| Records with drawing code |
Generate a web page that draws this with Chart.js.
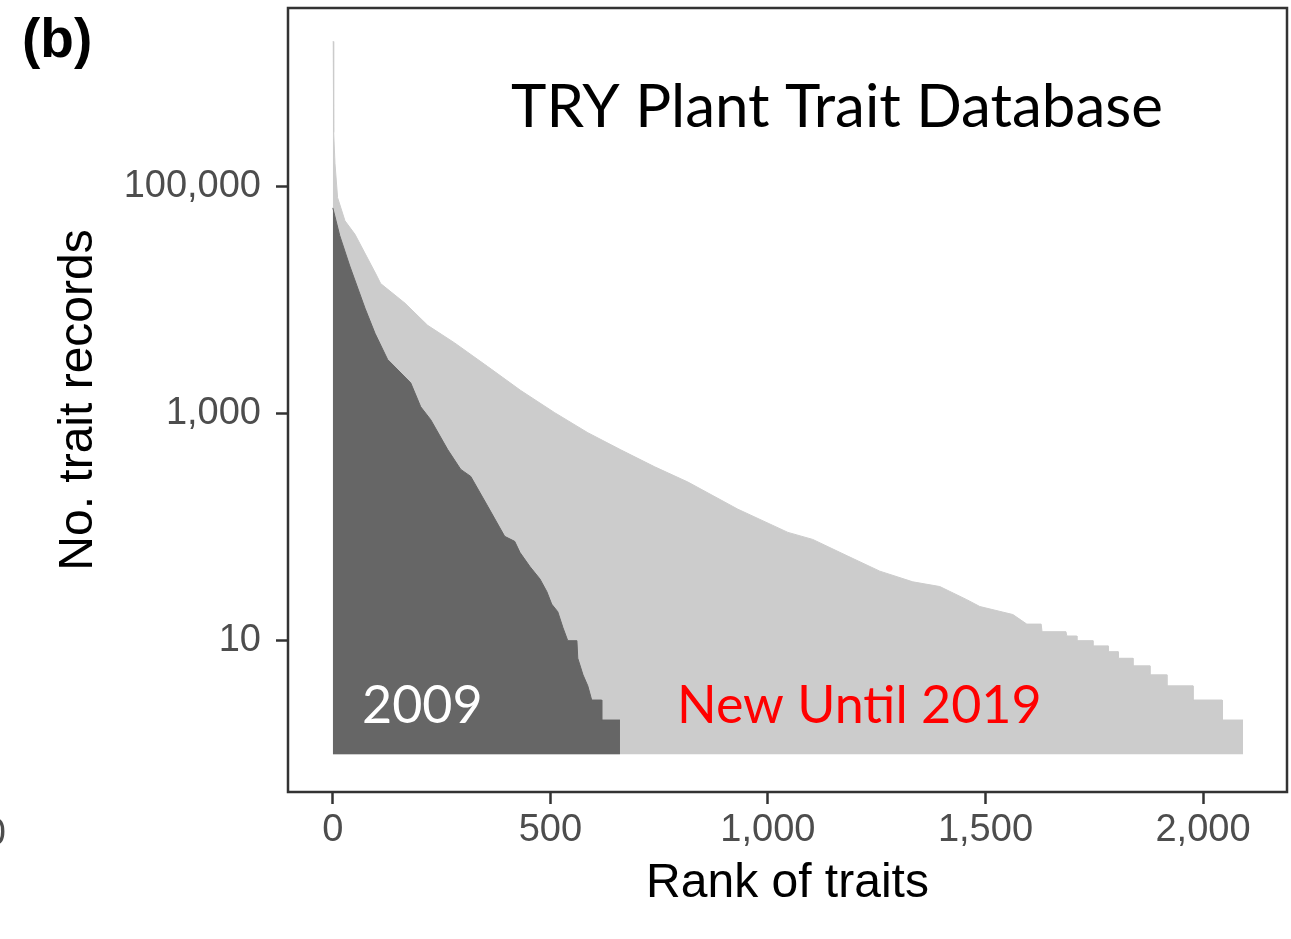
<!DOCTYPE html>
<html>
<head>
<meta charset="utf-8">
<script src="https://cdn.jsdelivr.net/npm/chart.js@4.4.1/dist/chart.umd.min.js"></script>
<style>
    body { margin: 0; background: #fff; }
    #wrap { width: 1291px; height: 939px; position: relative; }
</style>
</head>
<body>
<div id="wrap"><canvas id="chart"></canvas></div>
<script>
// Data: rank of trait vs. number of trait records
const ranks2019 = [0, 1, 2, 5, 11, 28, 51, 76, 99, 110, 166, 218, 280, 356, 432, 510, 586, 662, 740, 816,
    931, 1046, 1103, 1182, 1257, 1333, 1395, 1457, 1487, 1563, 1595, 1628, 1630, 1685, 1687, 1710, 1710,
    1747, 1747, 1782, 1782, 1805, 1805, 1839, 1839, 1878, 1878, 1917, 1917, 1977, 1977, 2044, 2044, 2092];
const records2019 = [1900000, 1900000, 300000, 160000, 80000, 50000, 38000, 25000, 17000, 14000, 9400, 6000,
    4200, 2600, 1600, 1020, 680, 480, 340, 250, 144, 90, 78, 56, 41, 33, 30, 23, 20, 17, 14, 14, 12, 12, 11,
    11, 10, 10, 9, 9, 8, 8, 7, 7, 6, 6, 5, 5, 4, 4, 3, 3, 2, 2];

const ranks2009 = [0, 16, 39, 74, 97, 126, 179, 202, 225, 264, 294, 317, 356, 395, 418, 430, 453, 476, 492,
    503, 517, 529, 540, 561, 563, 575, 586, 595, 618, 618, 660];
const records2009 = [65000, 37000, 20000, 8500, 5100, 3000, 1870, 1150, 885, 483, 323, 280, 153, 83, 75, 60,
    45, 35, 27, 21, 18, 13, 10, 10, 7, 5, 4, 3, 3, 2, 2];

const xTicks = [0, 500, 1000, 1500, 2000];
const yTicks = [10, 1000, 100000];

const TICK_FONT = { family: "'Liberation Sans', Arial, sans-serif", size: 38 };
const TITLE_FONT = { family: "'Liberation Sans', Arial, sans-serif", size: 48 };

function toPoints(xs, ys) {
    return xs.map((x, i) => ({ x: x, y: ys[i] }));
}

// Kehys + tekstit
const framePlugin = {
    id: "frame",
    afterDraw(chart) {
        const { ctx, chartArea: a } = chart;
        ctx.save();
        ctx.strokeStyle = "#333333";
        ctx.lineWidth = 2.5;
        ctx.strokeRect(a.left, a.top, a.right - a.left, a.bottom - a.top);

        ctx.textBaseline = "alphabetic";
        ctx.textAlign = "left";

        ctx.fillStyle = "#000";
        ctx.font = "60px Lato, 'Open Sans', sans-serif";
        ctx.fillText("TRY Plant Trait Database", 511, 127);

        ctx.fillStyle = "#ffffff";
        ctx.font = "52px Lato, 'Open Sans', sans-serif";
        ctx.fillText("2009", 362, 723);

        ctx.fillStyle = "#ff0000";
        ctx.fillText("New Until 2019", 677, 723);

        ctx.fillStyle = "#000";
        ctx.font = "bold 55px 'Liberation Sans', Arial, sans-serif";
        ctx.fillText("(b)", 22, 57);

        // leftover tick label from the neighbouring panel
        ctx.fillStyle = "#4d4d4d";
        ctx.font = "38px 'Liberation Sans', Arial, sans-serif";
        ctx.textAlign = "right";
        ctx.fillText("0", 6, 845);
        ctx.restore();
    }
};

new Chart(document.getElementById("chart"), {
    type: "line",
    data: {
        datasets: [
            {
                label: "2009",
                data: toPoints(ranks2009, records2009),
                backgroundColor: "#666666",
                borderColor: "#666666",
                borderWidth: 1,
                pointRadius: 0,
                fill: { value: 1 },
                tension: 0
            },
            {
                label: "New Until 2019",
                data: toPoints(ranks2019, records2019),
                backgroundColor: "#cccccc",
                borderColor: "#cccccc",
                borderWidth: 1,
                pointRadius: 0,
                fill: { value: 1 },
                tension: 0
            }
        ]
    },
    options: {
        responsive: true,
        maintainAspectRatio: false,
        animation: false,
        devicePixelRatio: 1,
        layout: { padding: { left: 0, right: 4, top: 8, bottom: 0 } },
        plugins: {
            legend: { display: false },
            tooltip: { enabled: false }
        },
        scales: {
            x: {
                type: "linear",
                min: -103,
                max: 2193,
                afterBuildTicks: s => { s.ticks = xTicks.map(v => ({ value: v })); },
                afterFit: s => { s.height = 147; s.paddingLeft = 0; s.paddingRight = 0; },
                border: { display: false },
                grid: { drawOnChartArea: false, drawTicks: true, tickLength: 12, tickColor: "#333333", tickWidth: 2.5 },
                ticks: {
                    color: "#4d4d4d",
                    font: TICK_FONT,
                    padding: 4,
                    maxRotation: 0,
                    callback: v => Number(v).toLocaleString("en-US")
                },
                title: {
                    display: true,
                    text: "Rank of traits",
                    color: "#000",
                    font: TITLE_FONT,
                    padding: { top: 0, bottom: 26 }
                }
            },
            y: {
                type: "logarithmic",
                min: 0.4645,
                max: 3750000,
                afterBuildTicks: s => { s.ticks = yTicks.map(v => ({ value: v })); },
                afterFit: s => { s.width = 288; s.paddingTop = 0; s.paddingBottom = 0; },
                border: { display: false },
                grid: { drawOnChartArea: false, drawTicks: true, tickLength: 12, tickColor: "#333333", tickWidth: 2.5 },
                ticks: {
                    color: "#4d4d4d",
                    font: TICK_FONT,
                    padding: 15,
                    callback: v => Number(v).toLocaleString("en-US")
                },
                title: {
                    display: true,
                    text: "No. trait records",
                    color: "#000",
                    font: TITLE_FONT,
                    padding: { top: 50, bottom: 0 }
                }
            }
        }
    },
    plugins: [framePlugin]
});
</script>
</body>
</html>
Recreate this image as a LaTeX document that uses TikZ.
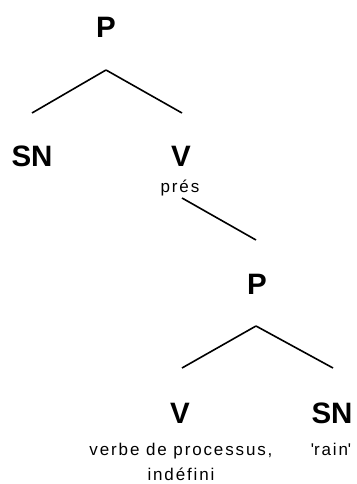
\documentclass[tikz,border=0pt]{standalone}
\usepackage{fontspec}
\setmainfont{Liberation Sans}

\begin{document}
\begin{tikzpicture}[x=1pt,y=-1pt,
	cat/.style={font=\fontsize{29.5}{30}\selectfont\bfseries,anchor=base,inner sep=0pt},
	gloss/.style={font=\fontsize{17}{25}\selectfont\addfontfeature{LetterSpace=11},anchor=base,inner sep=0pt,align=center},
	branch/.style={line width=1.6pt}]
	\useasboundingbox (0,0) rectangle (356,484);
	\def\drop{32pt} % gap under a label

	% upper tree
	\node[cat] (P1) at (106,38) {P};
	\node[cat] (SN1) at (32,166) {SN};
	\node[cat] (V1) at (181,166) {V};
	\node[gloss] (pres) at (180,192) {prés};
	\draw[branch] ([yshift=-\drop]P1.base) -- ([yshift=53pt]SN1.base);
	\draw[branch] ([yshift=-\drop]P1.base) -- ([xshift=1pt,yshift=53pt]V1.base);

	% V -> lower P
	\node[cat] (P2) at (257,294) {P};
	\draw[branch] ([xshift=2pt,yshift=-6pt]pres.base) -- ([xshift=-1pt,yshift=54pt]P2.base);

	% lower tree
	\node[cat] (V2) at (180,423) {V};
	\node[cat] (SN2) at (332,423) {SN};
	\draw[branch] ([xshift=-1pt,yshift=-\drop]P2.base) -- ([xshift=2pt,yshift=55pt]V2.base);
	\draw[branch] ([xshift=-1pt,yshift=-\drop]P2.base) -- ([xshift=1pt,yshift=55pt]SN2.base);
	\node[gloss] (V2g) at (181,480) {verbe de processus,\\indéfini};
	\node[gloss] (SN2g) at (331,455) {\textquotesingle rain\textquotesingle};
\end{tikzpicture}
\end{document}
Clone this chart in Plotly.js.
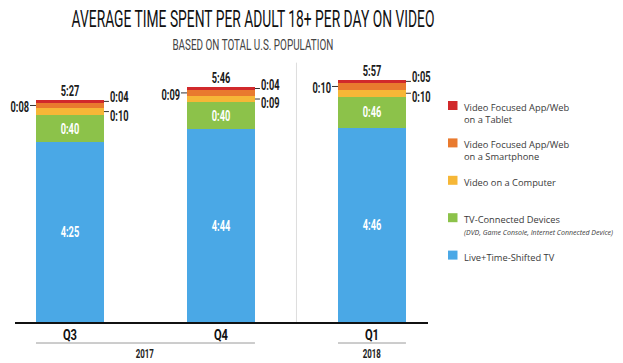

| PROBLEM |
Without the pictures, print the whole listing exactly as given.

| RESULT |
Generate a web page that draws this with Chart.js.
<!DOCTYPE html>
<html>
<head>
<meta charset="utf-8">
<script src="https://cdn.jsdelivr.net/npm/chart.js@4.4.1/dist/chart.umd.min.js"></script>
<style>
    body { margin: 0; background: #fff; }
    #wrap { width: 1291px; height: 939px; position: relative; }
</style>
</head>
<body>
<div id="wrap"><canvas id="chart"></canvas></div>
<script>
// Data: rank of trait vs. number of trait records
const ranks2019 = [0, 1, 2, 5, 11, 28, 51, 76, 99, 110, 166, 218, 280, 356, 432, 510, 586, 662, 740, 816,
    931, 1046, 1103, 1182, 1257, 1333, 1395, 1457, 1487, 1563, 1595, 1628, 1630, 1685, 1687, 1710, 1710,
    1747, 1747, 1782, 1782, 1805, 1805, 1839, 1839, 1878, 1878, 1917, 1917, 1977, 1977, 2044, 2044, 2092];
const records2019 = [1900000, 1900000, 300000, 160000, 80000, 50000, 38000, 25000, 17000, 14000, 9400, 6000,
    4200, 2600, 1600, 1020, 680, 480, 340, 250, 144, 90, 78, 56, 41, 33, 30, 23, 20, 17, 14, 14, 12, 12, 11,
    11, 10, 10, 9, 9, 8, 8, 7, 7, 6, 6, 5, 5, 4, 4, 3, 3, 2, 2];

const ranks2009 = [0, 16, 39, 74, 97, 126, 179, 202, 225, 264, 294, 317, 356, 395, 418, 430, 453, 476, 492,
    503, 517, 529, 540, 561, 563, 575, 586, 595, 618, 618, 660];
const records2009 = [65000, 37000, 20000, 8500, 5100, 3000, 1870, 1150, 885, 483, 323, 280, 153, 83, 75, 60,
    45, 35, 27, 21, 18, 13, 10, 10, 7, 5, 4, 3, 3, 2, 2];

const xTicks = [0, 500, 1000, 1500, 2000];
const yTicks = [10, 1000, 100000];

const TICK_FONT = { family: "'Liberation Sans', Arial, sans-serif", size: 38 };
const TITLE_FONT = { family: "'Liberation Sans', Arial, sans-serif", size: 48 };

function toPoints(xs, ys) {
    return xs.map((x, i) => ({ x: x, y: ys[i] }));
}

// Kehys + tekstit
const framePlugin = {
    id: "frame",
    afterDraw(chart) {
        const { ctx, chartArea: a } = chart;
        ctx.save();
        ctx.strokeStyle = "#333333";
        ctx.lineWidth = 2.5;
        ctx.strokeRect(a.left, a.top, a.right - a.left, a.bottom - a.top);

        ctx.textBaseline = "alphabetic";
        ctx.textAlign = "left";

        ctx.fillStyle = "#000";
        ctx.font = "60px Lato, 'Open Sans', sans-serif";
        ctx.fillText("TRY Plant Trait Database", 511, 127);

        ctx.fillStyle = "#ffffff";
        ctx.font = "52px Lato, 'Open Sans', sans-serif";
        ctx.fillText("2009", 362, 723);

        ctx.fillStyle = "#ff0000";
        ctx.fillText("New Until 2019", 677, 723);

        ctx.fillStyle = "#000";
        ctx.font = "bold 55px 'Liberation Sans', Arial, sans-serif";
        ctx.fillText("(b)", 22, 57);

        // leftover tick label from the neighbouring panel
        ctx.fillStyle = "#4d4d4d";
        ctx.font = "38px 'Liberation Sans', Arial, sans-serif";
        ctx.textAlign = "right";
        ctx.fillText("0", 6, 845);
        ctx.restore();
    }
};

new Chart(document.getElementById("chart"), {
    type: "line",
    data: {
        datasets: [
            {
                label: "2009",
                data: toPoints(ranks2009, records2009),
                backgroundColor: "#666666",
                borderColor: "#666666",
                borderWidth: 1,
                pointRadius: 0,
                fill: { value: 1 },
                tension: 0
            },
            {
                label: "New Until 2019",
                data: toPoints(ranks2019, records2019),
                backgroundColor: "#cccccc",
                borderColor: "#cccccc",
                borderWidth: 1,
                pointRadius: 0,
                fill: { value: 1 },
                tension: 0
            }
        ]
    },
    options: {
        responsive: true,
        maintainAspectRatio: false,
        animation: false,
        devicePixelRatio: 1,
        layout: { padding: { left: 0, right: 4, top: 8, bottom: 0 } },
        plugins: {
            legend: { display: false },
            tooltip: { enabled: false }
        },
        scales: {
            x: {
                type: "linear",
                min: -103,
                max: 2193,
                afterBuildTicks: s => { s.ticks = xTicks.map(v => ({ value: v })); },
                afterFit: s => { s.height = 147; s.paddingLeft = 0; s.paddingRight = 0; },
                border: { display: false },
                grid: { drawOnChartArea: false, drawTicks: true, tickLength: 12, tickColor: "#333333", tickWidth: 2.5 },
                ticks: {
                    color: "#4d4d4d",
                    font: TICK_FONT,
                    padding: 4,
                    maxRotation: 0,
                    callback: v => Number(v).toLocaleString("en-US")
                },
                title: {
                    display: true,
                    text: "Rank of traits",
                    color: "#000",
                    font: TITLE_FONT,
                    padding: { top: 0, bottom: 26 }
                }
            },
            y: {
                type: "logarithmic",
                min: 0.4645,
                max: 3750000,
                afterBuildTicks: s => { s.ticks = yTicks.map(v => ({ value: v })); },
                afterFit: s => { s.width = 288; s.paddingTop = 0; s.paddingBottom = 0; },
                border: { display: false },
                grid: { drawOnChartArea: false, drawTicks: true, tickLength: 12, tickColor: "#333333", tickWidth: 2.5 },
                ticks: {
                    color: "#4d4d4d",
                    font: TICK_FONT,
                    padding: 15,
                    callback: v => Number(v).toLocaleString("en-US")
                },
                title: {
                    display: true,
                    text: "No. trait records",
                    color: "#000",
                    font: TITLE_FONT,
                    padding: { top: 50, bottom: 0 }
                }
            }
        }
    },
    plugins: [framePlugin]
});
</script>
</body>
</html>
Recreate this image as a LaTeX document that uses TikZ.
\documentclass[tikz,border=0pt]{standalone}
\usepackage{fontspec}
\setmainfont{Liberation Sans}

\begin{document}
\begin{tikzpicture}[x=1pt,y=-1pt,
	cat/.style={font=\fontsize{29.5}{30}\selectfont\bfseries,anchor=base,inner sep=0pt},
	gloss/.style={font=\fontsize{17}{25}\selectfont\addfontfeature{LetterSpace=11},anchor=base,inner sep=0pt,align=center},
	branch/.style={line width=1.6pt}]
	\useasboundingbox (0,0) rectangle (356,484);
	\def\drop{32pt} % gap under a label

	% upper tree
	\node[cat] (P1) at (106,38) {P};
	\node[cat] (SN1) at (32,166) {SN};
	\node[cat] (V1) at (181,166) {V};
	\node[gloss] (pres) at (180,192) {prés};
	\draw[branch] ([yshift=-\drop]P1.base) -- ([yshift=53pt]SN1.base);
	\draw[branch] ([yshift=-\drop]P1.base) -- ([xshift=1pt,yshift=53pt]V1.base);

	% V -> lower P
	\node[cat] (P2) at (257,294) {P};
	\draw[branch] ([xshift=2pt,yshift=-6pt]pres.base) -- ([xshift=-1pt,yshift=54pt]P2.base);

	% lower tree
	\node[cat] (V2) at (180,423) {V};
	\node[cat] (SN2) at (332,423) {SN};
	\draw[branch] ([xshift=-1pt,yshift=-\drop]P2.base) -- ([xshift=2pt,yshift=55pt]V2.base);
	\draw[branch] ([xshift=-1pt,yshift=-\drop]P2.base) -- ([xshift=1pt,yshift=55pt]SN2.base);
	\node[gloss] (V2g) at (181,480) {verbe de processus,\\indéfini};
	\node[gloss] (SN2g) at (331,455) {\textquotesingle rain\textquotesingle};
\end{tikzpicture}
\end{document}
Clone this chart in Plotly.js.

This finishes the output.